The Mint Coffee brings a bold, layered profile that holds its own against rich, savory pairings. The Coffee with Mushrooms Medium Roast offers earthy umami depth that pairs remarkably well with aged cheese, roasted nuts, and dark chocolate. On the tea side, the Hibiscus Berry Tea delivers a tart, vibrant base that pairs beautifully with fruit-forward desserts or a square of good dark chocolate. Every Tri Crow blend is roasted in limited batches, so you’re working with fresh, expressive ingredients every time you sit down to experiment.
FAQ
What are the best foods to pair with dark roast coffee?
Bold dark roasts pair best with 70%+ dark chocolate, aged cheeses like Gouda or Manchego, and rich savory dishes. The high fat content in these foods softens the roast’s intensity while amplifying its deeper notes.
How do I start pairing tea with food if I’m a beginner?

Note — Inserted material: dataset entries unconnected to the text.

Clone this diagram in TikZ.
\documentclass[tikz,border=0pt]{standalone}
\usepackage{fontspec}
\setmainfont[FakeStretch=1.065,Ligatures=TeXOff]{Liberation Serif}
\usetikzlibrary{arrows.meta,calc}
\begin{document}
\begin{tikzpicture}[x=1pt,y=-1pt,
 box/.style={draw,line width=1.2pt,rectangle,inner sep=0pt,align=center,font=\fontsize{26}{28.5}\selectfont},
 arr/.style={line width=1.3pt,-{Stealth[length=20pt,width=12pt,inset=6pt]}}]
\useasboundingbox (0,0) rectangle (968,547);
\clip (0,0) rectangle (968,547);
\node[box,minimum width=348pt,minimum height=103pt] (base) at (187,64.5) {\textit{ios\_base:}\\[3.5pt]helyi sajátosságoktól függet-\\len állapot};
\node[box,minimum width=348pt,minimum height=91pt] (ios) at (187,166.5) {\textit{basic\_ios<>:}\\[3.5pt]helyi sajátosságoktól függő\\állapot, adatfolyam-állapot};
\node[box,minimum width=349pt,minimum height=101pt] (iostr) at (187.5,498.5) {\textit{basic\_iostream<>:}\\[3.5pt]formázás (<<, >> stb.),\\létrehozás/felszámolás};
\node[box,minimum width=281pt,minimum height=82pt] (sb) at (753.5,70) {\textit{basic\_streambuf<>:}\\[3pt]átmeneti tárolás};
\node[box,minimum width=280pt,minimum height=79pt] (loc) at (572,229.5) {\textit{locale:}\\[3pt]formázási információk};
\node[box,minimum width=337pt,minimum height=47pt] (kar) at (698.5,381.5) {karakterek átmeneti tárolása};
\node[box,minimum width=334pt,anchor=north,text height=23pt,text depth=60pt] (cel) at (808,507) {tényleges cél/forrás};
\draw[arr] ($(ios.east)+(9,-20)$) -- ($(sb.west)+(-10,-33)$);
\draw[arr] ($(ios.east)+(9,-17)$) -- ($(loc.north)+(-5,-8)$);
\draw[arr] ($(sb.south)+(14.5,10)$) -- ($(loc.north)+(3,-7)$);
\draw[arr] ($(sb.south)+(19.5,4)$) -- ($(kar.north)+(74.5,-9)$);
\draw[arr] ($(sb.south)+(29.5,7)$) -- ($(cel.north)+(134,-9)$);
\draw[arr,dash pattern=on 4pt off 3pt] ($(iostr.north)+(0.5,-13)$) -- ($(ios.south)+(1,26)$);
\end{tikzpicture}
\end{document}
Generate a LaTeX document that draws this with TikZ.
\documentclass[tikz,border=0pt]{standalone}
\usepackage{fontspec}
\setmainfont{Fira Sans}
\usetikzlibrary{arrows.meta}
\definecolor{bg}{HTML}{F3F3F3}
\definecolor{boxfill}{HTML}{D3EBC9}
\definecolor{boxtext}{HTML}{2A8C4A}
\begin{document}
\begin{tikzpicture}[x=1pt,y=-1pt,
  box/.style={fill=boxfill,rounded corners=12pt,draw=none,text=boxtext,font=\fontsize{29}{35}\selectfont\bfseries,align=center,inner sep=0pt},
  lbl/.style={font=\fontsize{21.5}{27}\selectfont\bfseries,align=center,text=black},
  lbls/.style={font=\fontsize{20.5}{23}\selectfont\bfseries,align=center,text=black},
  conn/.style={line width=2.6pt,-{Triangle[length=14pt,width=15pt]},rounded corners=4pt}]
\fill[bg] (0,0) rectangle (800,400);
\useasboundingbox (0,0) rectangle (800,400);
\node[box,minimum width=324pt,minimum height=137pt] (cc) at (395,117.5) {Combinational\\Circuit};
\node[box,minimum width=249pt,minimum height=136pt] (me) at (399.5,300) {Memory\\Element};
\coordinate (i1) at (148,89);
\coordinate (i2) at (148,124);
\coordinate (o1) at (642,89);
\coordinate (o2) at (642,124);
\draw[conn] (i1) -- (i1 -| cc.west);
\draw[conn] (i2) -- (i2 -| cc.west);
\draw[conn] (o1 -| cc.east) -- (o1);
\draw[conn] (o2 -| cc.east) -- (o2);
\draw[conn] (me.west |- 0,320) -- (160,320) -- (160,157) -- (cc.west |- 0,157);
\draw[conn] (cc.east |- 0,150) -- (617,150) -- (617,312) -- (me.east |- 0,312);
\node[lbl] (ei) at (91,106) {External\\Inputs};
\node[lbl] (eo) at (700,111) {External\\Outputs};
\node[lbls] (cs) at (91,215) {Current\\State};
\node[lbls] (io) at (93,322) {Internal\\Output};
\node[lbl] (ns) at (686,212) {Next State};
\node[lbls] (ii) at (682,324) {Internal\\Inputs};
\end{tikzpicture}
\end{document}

Follow the match weight to weight principle: light teas with delicate foods, strong teas with rich or spiced dishes. Earl Grey with shortbread or chamomile with plain almond cake are low-risk starting points.

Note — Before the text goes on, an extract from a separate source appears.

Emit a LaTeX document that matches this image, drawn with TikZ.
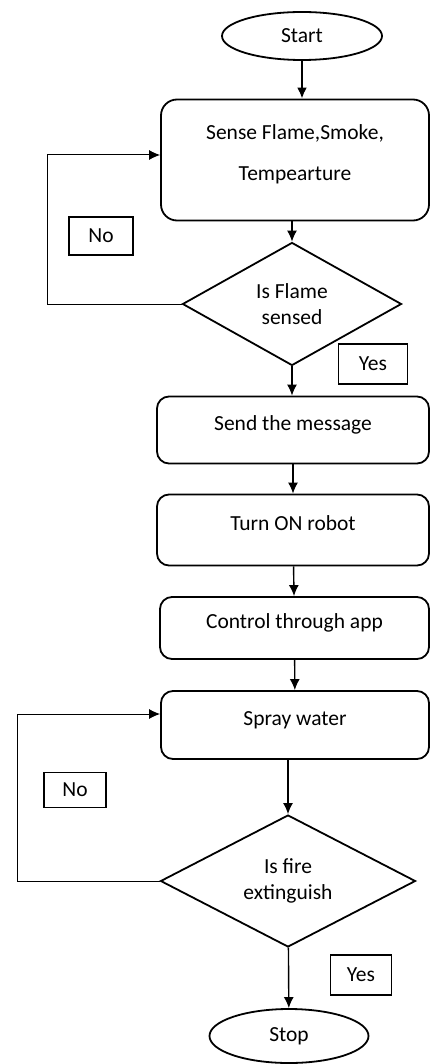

Does brewing strength change what food I should pair with tea?
Yes. Heavily brewed black tea contains significantly more tannin than a lighter steep, which means it needs richer, fattier foods to balance it. Always taste your brew before deciding on a food pairing.
Can coffee and tea be combined directly in a drink?
Yes. Roasted barley tea, for example, shares Maillard-driven nutty notes with coffee and can be blended or served alongside coffee-style pairings. True coffee-tea blends also exist and work especially well in cold or milk-based preparations.
What’s the most underrated coffee and tea pairing idea?
Cold brew with panna cotta is consistently underrated. The low-acid sweetness of cold brew and the silky texture of the cream dessert create a mouthfeel combination that feels more intentional than almost any other pairing on this list.